Plassnik: "The partnership between the EU and Africa is a long-term project"
Lisbon, 9 December 2007 - "Yesterday’s models are outdated. What is now important is the future, a partnership based on equality. This is difficult to achieve - both for the EU and for our African partners. But both sides are highly motivated. Both want to develop successful cooperation together," stated Foreign Minister Ursula Plassnik at the EU-Africa summit in Lisbon.
"We are meeting our African partners halfway, looking ahead and drawing from our own experience. We know what has united the EU, what has resulted in economic growth, prosperity and a secure basis of values: cooperation, respect for human rights and the observance of democratic standards. It is this experience, learned from a painful history, that we offer our African partners," stated Plassnik. "Good governance is a value that is not only indispensable from the political point of view; it also safeguards economic success in the medium term and in the long run. The rule of law is not an end in itself, but a necessary prerequisite in order to create predictability and reliability, both for the people in their own country and for international partners," continued Plassnik.
The Foreign Minister pointed out that since the first EU-Africa summit in Cairo in 2000 there had been a number of changes both on the African continent and within the EU: the African Union had been founded, and the EU had been enlarged by 12 new members. "Our partnership is a long-term project. Those who want to be treated as partners have to be able to act as partners. In Africa, things are not going to change from one day to the next. There is no all-round 'instant democracy' or fully comprehensive ‘instant implementation of human rights’. What is decisive, however, is the existence of long-term perspectives and the will to achieve them," stated Plassnik.

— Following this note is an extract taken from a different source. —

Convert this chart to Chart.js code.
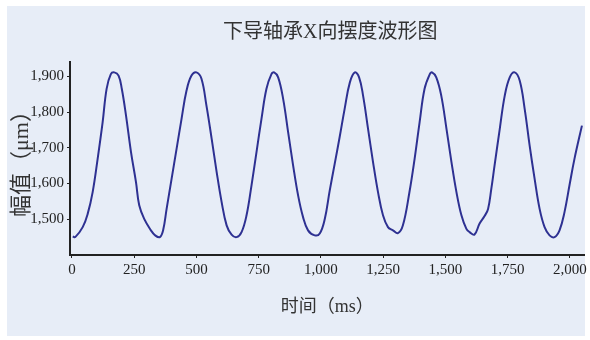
<!DOCTYPE html>
<html>
<head>
<meta charset="utf-8">
<script src="https://cdn.jsdelivr.net/npm/chart.js@4.4.1/dist/chart.umd.min.js"></script>
<style>
html, body { margin: 0; padding: 0; background: #fff; }
#wrap { width: 590px; height: 340px; position: relative; }
</style>
</head>
<body>
<div id="wrap"><canvas id="waveChart" width="590" height="340"></canvas></div>
<script>
// sample times (ms) and amplitude (um)
const times = [3, 13, 43, 63, 83, 103, 123, 139, 156, 170, 187, 200, 217, 237, 257, 270, 290, 317, 334, 353,
  366, 380, 400, 420, 440, 460, 480, 500, 520, 540, 561, 581, 601, 621, 641, 661,
  681, 701, 721, 741, 761, 781, 801, 812, 828, 848, 868, 888, 908, 928, 948, 975,
  995, 1015, 1035, 1055, 1075, 1095, 1116, 1136, 1153, 1169, 1189, 1209, 1229, 1249, 1269, 1289, 1309,
  1329, 1355, 1376, 1396, 1416, 1437, 1446, 1463, 1483, 1504, 1524, 1544, 1564, 1584, 1597, 1616,
  1637, 1657, 1671, 1684, 1697, 1718, 1738, 1758, 1778, 1798, 1818, 1838, 1858, 1878, 1898, 1918, 1938,
  1958, 1978, 1998, 2018, 2048];
const amplitude = [1452, 1450, 1478, 1515, 1576, 1669, 1771, 1865, 1906, 1911, 1902, 1865, 1790, 1688, 1604, 1539, 1501, 1469, 1455, 1450,
  1469, 1529, 1613, 1697, 1781, 1860, 1902, 1911, 1893, 1818, 1725, 1632, 1548, 1483, 1457, 1450,
  1464, 1511, 1595, 1688, 1781, 1865, 1906, 1911, 1897, 1837, 1744, 1651, 1567, 1506, 1469, 1455,
  1460, 1500, 1580, 1655, 1730, 1809, 1883, 1911, 1897, 1846, 1753, 1660, 1576, 1511, 1478, 1469, 1461,
  1483, 1575, 1669, 1771, 1865, 1906, 1911, 1897, 1846, 1753, 1660, 1576, 1511, 1473, 1464, 1457,
  1488, 1509, 1529, 1585, 1650, 1753, 1846, 1897, 1911, 1888, 1809, 1706, 1613, 1529, 1478, 1455, 1450,
  1469, 1520, 1595, 1669, 1762];
const xTicks = [0, 250, 500, 750, 1000, 1250, 1500, 1750, 2000];
const yTicks = [1500, 1600, 1700, 1800, 1900];
const chartTitle = '下导轴承X向摆度波形图';

const serif = '"Liberation Serif", "Noto Sans CJK SC", serif';

// white frame, light blue panel, and the title centred over the plot
const panelBg = {
  id: 'panelBg',
  beforeDraw(chart) {
    const c = chart.ctx;
    c.save();
    c.fillStyle = '#ffffff';
    c.fillRect(0, 0, chart.width, chart.height);
    c.fillStyle = '#e7edf7';
    c.fillRect(7, 6, 578, 330);
    c.restore();
  },
  afterDraw(chart) {
    const c = chart.ctx;
    const a = chart.chartArea;
    c.save();
    c.fillStyle = '#333';
    c.font = '20px ' + serif;
    c.textAlign = 'center';
    c.textBaseline = 'middle';
    c.fillText(chartTitle, (a.left + a.right) / 2 + 3, 33);
    c.restore();
  }
};

const ctx = document.getElementById('waveChart').getContext('2d');
new Chart(ctx, {
  type: 'line',
  data: {
    datasets: [{
      data: times.map((t, i) => ({ x: t, y: amplitude[i] })),
      borderColor: '#2e3192',
      borderWidth: 2,
      pointRadius: 0,
      tension: 0.4,
      fill: false
    }]
  },
  plugins: [panelBg],
  options: {
    responsive: false,
    animation: false,
    locale: 'en-US',
    layout: { padding: { left: 2, top: 62, right: 5, bottom: 22 } },
    plugins: {
      legend: { display: false },
      tooltip: { enabled: false },
      title: { display: false }
    },
    scales: {
      x: {
        type: 'linear',
        min: -8,
        max: 2058,
        afterBuildTicks(scale) { scale.ticks = xTicks.map(v => ({ value: v })); },
        afterFit(scale) { scale.height = 340 - 255 - 22; },
        border: { display: true, color: '#222', width: 2 },
        grid: { display: true, drawOnChartArea: false, drawTicks: true, tickLength: 3, color: '#222' },
        ticks: { color: '#222', padding: 3, maxRotation: 0, font: { family: serif, size: 15 } },
        title: {
          display: true,
          text: '时间（ms）',
          color: '#333',
          font: { family: serif, size: 18 },
          padding: { top: 0, bottom: 0 }
        }
      },
      y: {
        min: 1400,
        max: 1940,
        afterBuildTicks(scale) { scale.ticks = yTicks.map(v => ({ value: v })); },
        afterFit(scale) { scale.width = 68; },
        border: { display: true, color: '#222', width: 2 },
        grid: { display: true, drawOnChartArea: false, drawTicks: true, tickLength: 3, color: '#222' },
        ticks: { color: '#222', padding: 3, font: { family: serif, size: 15 } },
        title: {
          display: true,
          text: '幅值（μm）',
          color: '#333',
          font: { family: serif, size: 22 },
          padding: { top: 6.8, bottom: 0 }
        }
      }
    }
  }
});
</script>
</body>
</html>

Together with her counterpart from Burkina Faso, Drjibill Bassolé, and the Commission President of the Economic Community of West African States (ECOWAS), Mohamed Chambas, Foreign Minister Ursula Plassnik also presented the results of the "Conference on Peace and Security in West Africa" held in November in Ouagadougou: "We want to find common strategies for common problems. Challenges such as migration, drug trafficking and climate change concern us all. To meet them effectively, we need a solid and strong partnership based on mutual responsibility," said the Foreign Minister. For instance, she added, the Director General of the United Nations Industrial Development Organisation (UNIDO), Kandeh Yumkella, had made a number of proposals at the conference in Ouagadougou on how the EU and Africa could jointly create development opportunities and jobs, particularly for young people. The energy issue, too, was particularly important to developing countries: "In Ouagadougou we decided to establish a West African Centre for Renewable Energy as a first concrete step together with UNIDO," said Plassnik.
At the invitation of Foreign Minister Plassnik there was also a meeting of the International Women’s Network which was attended, among others, by the UN’s Deputy Secretary-General, Ashe Rose Migiro, the Foreign Ministers of Sierra Leone, Zainab Hawa Bangura, Malawi, Joyce Banda, Mozambique, Alcinda Abreu, Guinea-Bissau, Maria da Conceicao Nobre Cabral, Liberia, Olubanke King Akerele, Hungary, Kinga Göncz, and Liechtenstein, Rita Kieber-Beck, and the Development Ministers of Sweden and Denmark, Gunilla Carlsson and Ulla Tornaes. One of the priority topics at the meeting were measures to strengthen women’s participation in business and political life.
"We shall continue to build our networks with patience and imagination. A major part of Africa’s colourfulness and energy lies in its women. It is imperative that we make their contribution more visible," concluded Plassnik.